* Start *
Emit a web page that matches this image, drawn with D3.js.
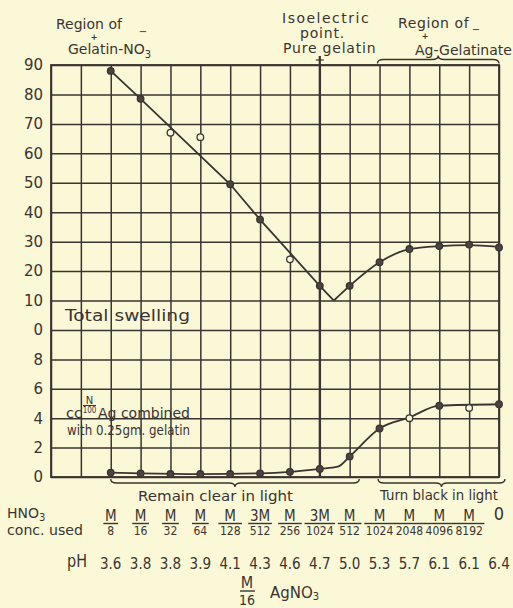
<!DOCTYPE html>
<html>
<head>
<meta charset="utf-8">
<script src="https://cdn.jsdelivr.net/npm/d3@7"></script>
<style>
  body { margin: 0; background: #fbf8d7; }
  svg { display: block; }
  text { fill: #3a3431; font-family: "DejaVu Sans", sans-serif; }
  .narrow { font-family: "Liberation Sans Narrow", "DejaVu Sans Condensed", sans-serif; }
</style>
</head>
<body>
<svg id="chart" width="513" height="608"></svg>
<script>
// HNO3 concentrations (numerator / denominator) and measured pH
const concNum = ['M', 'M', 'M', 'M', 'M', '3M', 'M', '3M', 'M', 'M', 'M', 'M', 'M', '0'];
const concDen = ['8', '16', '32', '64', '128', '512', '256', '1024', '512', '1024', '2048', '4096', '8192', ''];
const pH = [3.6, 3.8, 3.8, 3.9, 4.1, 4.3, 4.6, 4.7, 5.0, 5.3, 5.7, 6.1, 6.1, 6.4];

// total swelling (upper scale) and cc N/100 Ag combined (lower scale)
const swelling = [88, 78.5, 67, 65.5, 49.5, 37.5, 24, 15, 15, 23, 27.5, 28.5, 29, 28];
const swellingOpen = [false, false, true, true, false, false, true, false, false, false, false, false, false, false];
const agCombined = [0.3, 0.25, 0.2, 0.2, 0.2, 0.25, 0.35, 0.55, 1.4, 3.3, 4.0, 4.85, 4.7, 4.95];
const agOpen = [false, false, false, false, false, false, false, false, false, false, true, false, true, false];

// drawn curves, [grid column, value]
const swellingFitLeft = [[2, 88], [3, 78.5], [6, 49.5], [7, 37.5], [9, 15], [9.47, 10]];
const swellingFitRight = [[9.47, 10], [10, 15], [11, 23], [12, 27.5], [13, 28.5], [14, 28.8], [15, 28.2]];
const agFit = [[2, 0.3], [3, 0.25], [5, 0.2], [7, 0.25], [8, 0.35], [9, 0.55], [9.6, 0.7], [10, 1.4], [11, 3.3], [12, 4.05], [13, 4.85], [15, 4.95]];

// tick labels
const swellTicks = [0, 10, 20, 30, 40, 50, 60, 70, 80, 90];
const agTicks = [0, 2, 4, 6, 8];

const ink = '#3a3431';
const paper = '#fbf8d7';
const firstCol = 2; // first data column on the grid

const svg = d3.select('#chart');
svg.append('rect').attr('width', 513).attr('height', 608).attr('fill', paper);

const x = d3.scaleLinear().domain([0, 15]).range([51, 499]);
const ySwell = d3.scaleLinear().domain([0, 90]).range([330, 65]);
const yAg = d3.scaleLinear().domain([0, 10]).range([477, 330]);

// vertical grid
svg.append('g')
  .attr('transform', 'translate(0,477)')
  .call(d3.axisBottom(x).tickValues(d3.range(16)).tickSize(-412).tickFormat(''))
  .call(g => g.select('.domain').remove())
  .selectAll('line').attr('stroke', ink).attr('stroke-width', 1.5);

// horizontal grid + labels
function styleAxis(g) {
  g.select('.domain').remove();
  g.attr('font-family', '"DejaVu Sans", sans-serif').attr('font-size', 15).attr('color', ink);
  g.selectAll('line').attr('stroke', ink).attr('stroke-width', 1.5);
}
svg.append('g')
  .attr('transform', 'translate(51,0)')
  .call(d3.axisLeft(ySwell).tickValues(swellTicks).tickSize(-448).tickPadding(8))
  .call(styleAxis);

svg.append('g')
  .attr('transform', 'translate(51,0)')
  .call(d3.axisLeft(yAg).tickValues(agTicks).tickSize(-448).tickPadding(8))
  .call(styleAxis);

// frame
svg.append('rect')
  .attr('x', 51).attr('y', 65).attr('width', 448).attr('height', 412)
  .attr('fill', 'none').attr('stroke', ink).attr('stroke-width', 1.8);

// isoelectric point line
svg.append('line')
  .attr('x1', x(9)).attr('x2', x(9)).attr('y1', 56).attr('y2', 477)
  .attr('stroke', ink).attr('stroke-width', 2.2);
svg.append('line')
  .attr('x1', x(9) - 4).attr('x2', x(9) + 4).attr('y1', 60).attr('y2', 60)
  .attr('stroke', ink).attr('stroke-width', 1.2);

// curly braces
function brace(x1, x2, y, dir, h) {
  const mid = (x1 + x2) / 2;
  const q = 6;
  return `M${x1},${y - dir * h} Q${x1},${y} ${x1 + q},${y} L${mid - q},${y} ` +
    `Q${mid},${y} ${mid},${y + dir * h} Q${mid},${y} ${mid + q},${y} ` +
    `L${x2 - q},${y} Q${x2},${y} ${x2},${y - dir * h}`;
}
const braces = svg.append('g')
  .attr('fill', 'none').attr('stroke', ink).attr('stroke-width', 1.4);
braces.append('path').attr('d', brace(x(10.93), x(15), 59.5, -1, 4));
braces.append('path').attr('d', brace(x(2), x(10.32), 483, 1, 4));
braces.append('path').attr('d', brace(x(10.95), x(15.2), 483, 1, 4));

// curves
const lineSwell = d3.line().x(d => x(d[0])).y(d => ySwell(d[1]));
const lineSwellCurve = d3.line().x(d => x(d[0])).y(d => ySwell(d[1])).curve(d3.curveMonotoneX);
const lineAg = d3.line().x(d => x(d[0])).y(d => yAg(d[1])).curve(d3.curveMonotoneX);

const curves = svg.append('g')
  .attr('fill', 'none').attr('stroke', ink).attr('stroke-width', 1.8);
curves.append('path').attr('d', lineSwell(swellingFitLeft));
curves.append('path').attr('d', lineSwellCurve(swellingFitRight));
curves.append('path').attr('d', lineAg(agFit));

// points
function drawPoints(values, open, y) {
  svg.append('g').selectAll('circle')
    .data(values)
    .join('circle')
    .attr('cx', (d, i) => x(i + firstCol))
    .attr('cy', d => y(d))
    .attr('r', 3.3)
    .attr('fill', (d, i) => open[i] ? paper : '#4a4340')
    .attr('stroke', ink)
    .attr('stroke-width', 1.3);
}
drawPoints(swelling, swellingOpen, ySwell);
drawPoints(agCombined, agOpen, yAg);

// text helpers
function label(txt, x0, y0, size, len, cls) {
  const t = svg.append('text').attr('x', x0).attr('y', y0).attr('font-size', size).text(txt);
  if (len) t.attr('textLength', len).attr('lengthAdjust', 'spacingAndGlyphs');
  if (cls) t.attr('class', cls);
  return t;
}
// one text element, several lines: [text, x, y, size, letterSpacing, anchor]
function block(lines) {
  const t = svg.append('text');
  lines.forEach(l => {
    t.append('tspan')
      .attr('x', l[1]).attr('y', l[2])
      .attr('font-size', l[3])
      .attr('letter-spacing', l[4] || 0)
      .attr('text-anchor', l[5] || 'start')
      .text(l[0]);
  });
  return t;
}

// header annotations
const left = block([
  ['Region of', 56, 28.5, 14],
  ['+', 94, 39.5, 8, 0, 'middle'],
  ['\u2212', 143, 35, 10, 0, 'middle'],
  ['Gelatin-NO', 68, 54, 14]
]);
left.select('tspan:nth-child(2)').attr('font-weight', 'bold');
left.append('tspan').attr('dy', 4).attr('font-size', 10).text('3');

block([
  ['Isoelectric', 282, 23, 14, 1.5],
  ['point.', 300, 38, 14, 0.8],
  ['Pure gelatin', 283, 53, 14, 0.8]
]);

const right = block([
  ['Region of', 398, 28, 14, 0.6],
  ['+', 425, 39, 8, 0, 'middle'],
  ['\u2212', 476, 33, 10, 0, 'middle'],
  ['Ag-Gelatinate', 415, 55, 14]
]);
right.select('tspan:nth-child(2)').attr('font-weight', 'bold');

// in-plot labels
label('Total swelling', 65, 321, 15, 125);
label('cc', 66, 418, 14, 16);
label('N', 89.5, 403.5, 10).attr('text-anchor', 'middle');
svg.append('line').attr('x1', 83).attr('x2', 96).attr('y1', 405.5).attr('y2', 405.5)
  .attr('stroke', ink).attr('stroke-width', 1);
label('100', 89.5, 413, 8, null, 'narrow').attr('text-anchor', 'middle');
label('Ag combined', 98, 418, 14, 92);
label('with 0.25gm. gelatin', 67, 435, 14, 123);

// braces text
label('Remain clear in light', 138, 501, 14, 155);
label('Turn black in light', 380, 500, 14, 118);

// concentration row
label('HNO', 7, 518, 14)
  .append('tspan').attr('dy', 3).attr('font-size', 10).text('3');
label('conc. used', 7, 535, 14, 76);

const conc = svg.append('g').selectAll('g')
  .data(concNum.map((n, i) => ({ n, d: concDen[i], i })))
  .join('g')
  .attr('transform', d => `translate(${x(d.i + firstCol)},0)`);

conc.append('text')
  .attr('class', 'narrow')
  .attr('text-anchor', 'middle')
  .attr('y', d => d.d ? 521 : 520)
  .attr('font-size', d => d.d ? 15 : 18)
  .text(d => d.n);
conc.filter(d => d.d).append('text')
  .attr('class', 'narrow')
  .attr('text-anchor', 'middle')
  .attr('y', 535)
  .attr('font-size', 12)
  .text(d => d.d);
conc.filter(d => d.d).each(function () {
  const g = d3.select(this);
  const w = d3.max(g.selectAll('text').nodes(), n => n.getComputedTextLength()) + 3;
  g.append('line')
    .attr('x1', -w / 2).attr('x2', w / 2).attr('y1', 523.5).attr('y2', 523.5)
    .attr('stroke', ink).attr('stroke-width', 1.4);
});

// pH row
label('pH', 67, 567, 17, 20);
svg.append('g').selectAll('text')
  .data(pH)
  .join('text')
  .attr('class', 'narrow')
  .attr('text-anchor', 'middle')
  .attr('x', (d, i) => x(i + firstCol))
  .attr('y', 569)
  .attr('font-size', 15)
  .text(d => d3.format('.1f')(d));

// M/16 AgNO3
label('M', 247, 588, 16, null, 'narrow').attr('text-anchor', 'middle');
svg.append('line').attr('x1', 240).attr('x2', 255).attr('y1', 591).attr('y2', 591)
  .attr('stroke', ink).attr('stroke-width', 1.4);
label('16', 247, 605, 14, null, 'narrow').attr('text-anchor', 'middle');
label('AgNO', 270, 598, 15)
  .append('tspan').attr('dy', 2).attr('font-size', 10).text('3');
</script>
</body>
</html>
* End *
PROBLEM STATEMENT
Repeat the listing above exactly from its first line to the line containing "513).attr('height', 608).attr('fill', paper);", both included, and omit the pictures.

COMPLETED TASK
Emit a web page that matches this image, drawn with D3.js.
<!DOCTYPE html>
<html>
<head>
<meta charset="utf-8">
<script src="https://cdn.jsdelivr.net/npm/d3@7"></script>
<style>
  body { margin: 0; background: #fbf8d7; }
  svg { display: block; }
  text { fill: #3a3431; font-family: "DejaVu Sans", sans-serif; }
  .narrow { font-family: "Liberation Sans Narrow", "DejaVu Sans Condensed", sans-serif; }
</style>
</head>
<body>
<svg id="chart" width="513" height="608"></svg>
<script>
// HNO3 concentrations (numerator / denominator) and measured pH
const concNum = ['M', 'M', 'M', 'M', 'M', '3M', 'M', '3M', 'M', 'M', 'M', 'M', 'M', '0'];
const concDen = ['8', '16', '32', '64', '128', '512', '256', '1024', '512', '1024', '2048', '4096', '8192', ''];
const pH = [3.6, 3.8, 3.8, 3.9, 4.1, 4.3, 4.6, 4.7, 5.0, 5.3, 5.7, 6.1, 6.1, 6.4];

// total swelling (upper scale) and cc N/100 Ag combined (lower scale)
const swelling = [88, 78.5, 67, 65.5, 49.5, 37.5, 24, 15, 15, 23, 27.5, 28.5, 29, 28];
const swellingOpen = [false, false, true, true, false, false, true, false, false, false, false, false, false, false];
const agCombined = [0.3, 0.25, 0.2, 0.2, 0.2, 0.25, 0.35, 0.55, 1.4, 3.3, 4.0, 4.85, 4.7, 4.95];
const agOpen = [false, false, false, false, false, false, false, false, false, false, true, false, true, false];

// drawn curves, [grid column, value]
const swellingFitLeft = [[2, 88], [3, 78.5], [6, 49.5], [7, 37.5], [9, 15], [9.47, 10]];
const swellingFitRight = [[9.47, 10], [10, 15], [11, 23], [12, 27.5], [13, 28.5], [14, 28.8], [15, 28.2]];
const agFit = [[2, 0.3], [3, 0.25], [5, 0.2], [7, 0.25], [8, 0.35], [9, 0.55], [9.6, 0.7], [10, 1.4], [11, 3.3], [12, 4.05], [13, 4.85], [15, 4.95]];

// tick labels
const swellTicks = [0, 10, 20, 30, 40, 50, 60, 70, 80, 90];
const agTicks = [0, 2, 4, 6, 8];

const ink = '#3a3431';
const paper = '#fbf8d7';
const firstCol = 2; // first data column on the grid

const svg = d3.select('#chart');
svg.append('rect').attr('width', 513).attr('height', 608).attr('fill', paper);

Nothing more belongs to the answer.